On June 26, 2016, I wrote a Scéalta blog about “Developing curriculum for children in mixed age groups“, 3 months before the Government introduced the second ECCE Programme year for preschool children. It was the first Scéalta blog Early Childhood Ireland posted. This month Scéalta celebrates its fifth birthday, and you could say children are celebrating five years of the two year free preschool scheme! A lot has changed in five years but my interest in how young children learn from slightly older children and vice versa has not changed. This interest has led me to explore pedagogical approaches in supporting mixed age groupings. While there has been a tendency for most early learning and care settings to group children by age, we know that same age children do not all learn in the same way and at the same time. Mixed age grouping can optimize learning for all children, particularly when activities and the curriculum support the individual interests and needs of each child.
The concept of mixed age grouping in early childhood settings is not new, but how to successfully implement it can be a challenge for educators. The philosophy of developmentally appropriate practice, considering how children develop and learn, respecting the whole child as a competent and competent individual, is at the heart of pedagogy. Pedagogical practice can be thought of as a two-dimensional concept. The first is where educators use their knowledge of child development to identify the range of appropriate behaviours, activities, and materials for a specific age group. The second dimension involves an understanding of individual children’s growth patterns, strengths, interests, and experiences, and how these influence the design of the most appropriate learning environment. When we consider these two dimensions, we are already considering mixed age groupings, and are reflecting on individual child appropriateness and age appropriateness.

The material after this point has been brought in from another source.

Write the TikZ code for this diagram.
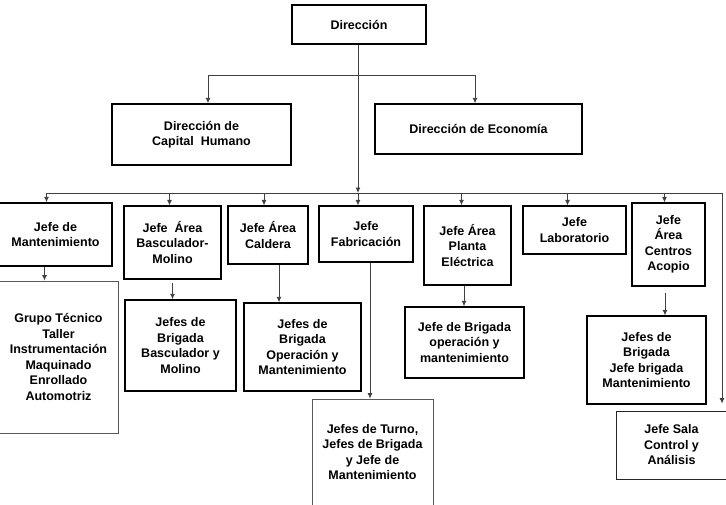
\documentclass[tikz,border=0pt]{standalone}
\usepackage{fontspec}
\setmainfont{Liberation Sans}
\usetikzlibrary{arrows.meta, positioning, calc}

\newcommand{\orgfont}{\bfseries\fontsize{12.5}{15.5}\selectfont}
\tikzset{
  box/.style={draw, line width=1.4pt, align=center, inner sep=2pt, font=\orgfont},
  thinbox/.style={box, line width=0.8pt, draw=black!65},
  wire/.style={line width=0.9pt, draw=black!75},
  link/.style={wire, -{Latex[length=5.5pt, width=5pt]}},
}

\begin{document}
\begin{tikzpicture}[x=1pt, y=-1pt]
\useasboundingbox (0,0) rectangle (726,504);

% direction and its two offices
\node[box, minimum width=134pt, minimum height=39pt] (dir) at (359,24.5) {Dirección};
\node[box, minimum width=179pt, minimum height=61pt] (caphum) at (201.5,134.5) {Dirección de\\Capital~\ Humano};
\node[box, minimum width=207pt, minimum height=50pt] (econ) at (478.5,129) {Dirección de Economía};

% heads on the bus
\node[box, minimum width=113pt, minimum height=63pt] (mant) at (55.5,234.5) {Jefe de\\Mantenimiento};
\node[box, line width=1.1pt, minimum width=97pt, minimum height=73pt] (bascu) at (172.5,242.5) {Jefe~\ Área\\Basculador-\\Molino};
\node[box, line width=1.1pt, minimum width=80pt, minimum height=58pt] (cald) at (268,235) {Jefe Área\\Caldera};
\node[box, line width=1.1pt, minimum width=94pt, minimum height=56pt] (fab) at (366,234) {Jefe\\Fabricación};
\node[box, minimum width=87pt, minimum height=79pt] (planta) at (467.5,245.5) {Jefe Área\\Planta\\Eléctrica};
\node[box, line width=1.1pt, minimum width=103pt, minimum height=48pt] (lab) at (574.5,230) {Jefe\\Laboratorio};
\node[box, line width=1.1pt, minimum width=73pt, minimum height=83pt] (acopio) at (668.5,244.5) {Jefe\\Área\\Centros\\Acopio};

% brigades
\node[thinbox, minimum width=119pt, minimum height=152pt] (grupo) at (58.5,357) {Grupo Técnico\\Taller\\Instrumentación\\Maquinado\\Enrollado\\Automotriz};
\node[box, minimum width=111pt, minimum height=91pt] (brigbas) at (180.5,345.5) {Jefes de\\Brigada\\Basculador y\\Molino};
\node[box, minimum width=117pt, minimum height=88pt] (brigop) at (302.5,347) {Jefes de\\Brigada\\Operación y\\Mantenimiento};
\node[thinbox, minimum width=121pt, minimum height=106pt] (turno) at (372.5,452) {Jefes de Turno,\\Jefes de Brigada\\y Jefe de\\Mantenimiento};
\node[box, minimum width=119pt, minimum height=71pt] (brigpl) at (464.5,342.5) {Jefe de Brigada\\operación y\\mantenimiento};
\node[box, line width=1.1pt, minimum width=119pt, minimum height=88pt] (brigac) at (646.5,360) {Jefes de\\Brigada\\Jefe brigada\\Mantenimiento};
\node[thinbox, draw=black!85, minimum width=111pt, minimum height=68pt] (sala) at (671.5,445) {Jefe Sala\\Control y\\Análisis};

\coordinate (top) at (358,75);
\coordinate (busL) at (47,193);
\coordinate (busR) at (722,193);

\draw[link] (top) -| ([xshift=6.5pt]caphum.north);
\draw[link] (top) -| ([xshift=-3.5pt]econ.north);
\draw[link] ([xshift=-1pt]dir.south) -- ([xshift=-1pt]dir.south |- busL);
\draw[wire] (busL) -- (busR);
\foreach \n/\dx in {mant/-9, bascu/-3, cald/-4, fab/-8, planta/-6, lab/-7, acopio/-4}
  \draw[link] ([xshift=\dx pt]\n.north |- busL) -- ([xshift=\dx pt]\n.north);
\draw[link, shorten >=7pt] (busR) -- (busR |- sala.north);

\foreach \a/\b/\dx/\gap in {mant/grupo/-11/0, bascu/brigbas/0/3, cald/brigop/11/0, fab/turno/4/0, planta/brigpl/-3.5/0, acopio/brigac/-3.5/6}
  \draw[link, shorten <=\gap pt] ([xshift=\dx pt]\a.south) -- ([xshift=\dx pt]\a.south |- \b.north);
\end{tikzpicture}
\end{document}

Indeed, mixed aged groupings in education has a long history, being rooted in theoretical and philosophical frameworks that support individualised and child-directed learning, which are the cornerstones for mixed age groupings. Mixed age groupings that bring children aged between three to five years together, the age range most commonly found together in ECCE programme rooms, offers unique opportunities for children to learn together. Having at least two years of age difference in any room offers these opportunities too!
For mixed age groupings to work effectively, educators need to offer flexible spaces designed for younger and older children. Intentional spaces to extend learning as well as spaces to practice skills. Providing materials and experiences that cater for various levels provide easy ways for children to work together for example placing playdough or water play close by, can be good places to start. The younger children in the group will benefit from peer support from the older children in accessing, using, and exploring materials and activities. Likewise, the older children will challenge themselves to share understanding about how these materials and activities can be used by the younger children. Giving them the opportunity to develop more sophisticated social skills. Educators can support this peer learning in the environment by watching, listening, and acknowledging children as active participants in what they do and learn.
Other strategies include setting up a ‘buddy system’ where children support other children during routines, allocating an older child to play or work with a younger child. Enabling children to support and lead each other’s learning, establishing processes which encourage children to work positively together. Appoint ‘experts’, which involves nominating children to lead other children in activities such as drawing, painting, or taking care of animals. Sharing their skills can build children’s confidence in sharing their knowledge with the other children. Encourage and establish a culture of nurturing and care between the children, getting the children to look out for and support each other when they encounter difficulties. If a child gets hurt or upset, educators can role model care and ask for another child to assist in caring for the other child.
Take time as educators to reflect and discuss with each other how you can be responsive to each child’s individual strengths and interests. Think about what your shared understandings of the benefits of mixed age groupings are in your setting? What does it mean to be responsive to all children? What strategies have you established to build strong relationships with all children and their families? Why have they worked and what you might do differently?
Communicate with parents right from the beginning about how you manage mixed age groupings, they may have questions about the learning that takes place and perhaps a little anxiety about how the younger child will cope with more mature children.
And finally, I will leave the last few words on mixed age groupings to Peter Gray (2011) who has studied play and children of all ages and I encourage any of you out there who have an interest in non-homogeneous child groupings to review the literature and explore the benefits.
‘Children have more to learn from others who are older or younger than themselves than they do from age-mates. In mixed age play, children scaffold the behaviour of younger one, so that the latter play within their zones of proximal development and thereby stretch their abilities to higher levels. Even when they are not playing directly with older children, younger children in age-mixed environments learn by watching and listening to older ones. Conversely, older children practice nurturance and leadership in interactions with younger ones and learn by teaching, and they are inspired by younger children to engage in activities that build their creativity and capacity for imagination’.
Gray, P., (2011), The Special Value of Children’s Age-Mixed Play, American Journal of Play, volume 3, Number 4.